Even before the storm stirred by Uhuru Kenyatta’s appointment of mostly elderly persons to plum government positions subsides, the President has again triggered murmurs of discontent by giving an individual two jobs at ago.

Gumato Yatani has been appointed chair of Jomo Kenyatta University of Agriculture and Technology council and at the same time a member of the Standards and Quality Infrastructure Reforms task force that will evaluate enforcement of standards at the airports and border points.

There is no doubt that Dr. Gumato is qualified for the jobs. ‘Dr’ is not a title for every other Tom, Dick and Harry. It is only bestowed on those who are well-read.

This means, by picking Gumato, Uhuru made the right choice. However, despite her good qualifications, the President sent the wrong signal by giving her two jobs. In a country teeming with tens of thousands of highly qualified but unemployed people, giving one person two jobs at ago doesn’t sound right.

No wonder Kenyans are asking—and rightly so— whether Gumato was given the job because of her husband, acting Cabinet Secretary Ukur Yatani. Coming barely a month after ICT Cabinet Secretary Joe Mucheru replaced the late Robert Kochalle with his widow at the Kenya Film and Classification Board, the move raises questions on the criteria used for picking board members.

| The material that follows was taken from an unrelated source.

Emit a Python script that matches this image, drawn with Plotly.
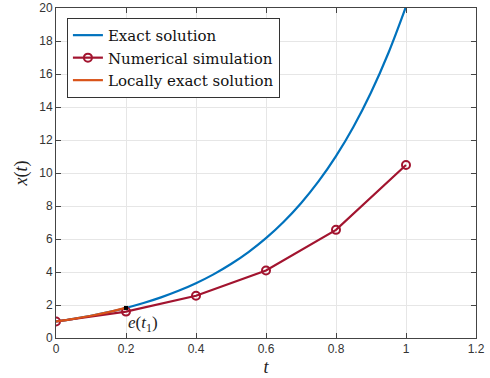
import plotly.graph_objects as go

# Exact solution samples
t_exact = [0, 0.05, 0.1, 0.15, 0.2, 0.25, 0.3, 0.35, 0.4, 0.45, 0.5, 0.55, 0.6,
           0.65, 0.7, 0.75, 0.8, 0.85, 0.9, 0.95, 1.0]
x_exact = [1.0, 1.162, 1.350, 1.568, 1.822, 2.117, 2.460, 2.858, 3.320, 3.857,
           4.482, 5.207, 6.050, 7.029, 8.166, 9.488, 11.023, 12.807, 14.880,
           17.288, 20.086]

# Numerical simulation
t_num = [0, 0.2, 0.4, 0.6, 0.8, 1.0]
x_num = [1.0, 1.6, 2.56, 4.096, 6.554, 10.486]

# Locally exact solution
t_loc = [0, 0.05, 0.1, 0.15, 0.2]
x_loc = [1.0, 1.162, 1.350, 1.568, 1.822]

BLUE = "#0072BD"
RED = "#A2142F"
ORANGE = "#D95319"
SERIF = "Liberation Serif, DejaVu Serif, serif"
LEGSERIF = "DejaVu Serif, Liberation Serif, serif"
SANS = "Liberation Sans, Arial, sans-serif"

fig = go.Figure()
fig.add_trace(go.Scatter(x=t_exact, y=x_exact, mode="lines", name="Exact solution",
                         line=dict(color=BLUE, width=2.2, shape="spline")))
fig.add_trace(go.Scatter(x=t_num, y=x_num, mode="lines+markers", name="Numerical simulation",
                         line=dict(color=RED, width=2.2),
                         marker=dict(symbol="circle-open", size=8, color=RED,
                                     line=dict(width=2, color=RED))))
fig.add_trace(go.Scatter(x=t_loc, y=x_loc, mode="lines", name="Locally exact solution",
                         line=dict(color=ORANGE, width=2.2, shape="spline")))
fig.add_trace(go.Scatter(x=[t_loc[-1]], y=[x_loc[-1]], mode="markers", showlegend=False,
                         marker=dict(symbol="square", size=4, color="black")))

fig.add_annotation(x=0.2, y=0.85, xref="x", yref="y", xanchor="left", yanchor="middle",
                   text="<i>e</i>(<i>t</i><sub>1</sub>)", showarrow=False,
                   font=dict(family=SERIF, size=17, color="#222"))

axis_common = dict(showgrid=True, gridcolor="#e6e6e6", gridwidth=1,
                   showline=True, linecolor="#444", linewidth=1, mirror="ticks",
                   ticks="inside", ticklen=5, tickcolor="#444", automargin=False,
                   tickfont=dict(family=SANS, size=12, color="#333"), zeroline=False)

fig.update_layout(
    width=490, height=378,
    margin=dict(l=56, r=14, t=8, b=40),
    plot_bgcolor="white", paper_bgcolor="white",
    xaxis=dict(range=[0, 1.2], tickvals=[0, 0.2, 0.4, 0.6, 0.8, 1, 1.2],
               ticktext=["0", "0.2", "0.4", "0.6", "0.8", "1", "1.2"],
               title=dict(text="<i>t</i>", font=dict(family=SERIF, size=18, color="#222"),
                          standoff=4),
               **axis_common),
    yaxis=dict(range=[0, 20], tickvals=list(range(0, 21, 2)),
               title=dict(text="<i>x</i>(<i>t</i>)", font=dict(family=SERIF, size=18, color="#222"),
                          standoff=6),
               **axis_common),
    legend=dict(x=0.026, y=0.97, xanchor="left", yanchor="top",
                bgcolor="white", bordercolor="#333", borderwidth=1,
                font=dict(family=LEGSERIF, size=15, color="#111"),
                tracegroupgap=0, itemwidth=30),
    showlegend=True,
)

fig.write_html("out.html", config={"displayModeBar": False},
               post_script="document.body.style.margin='0';document.body.style.overflow='hidden';")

There is need for more transparency on how such important public appointments are made. Are the vacancies usually advertised? What qualifications are required? How is the selection done?

In the absence of concrete answers to such questions, Kenyans will continue to believe the grapevine; that these positions are meant for politicians, their relatives and cronies. Which should never be the case.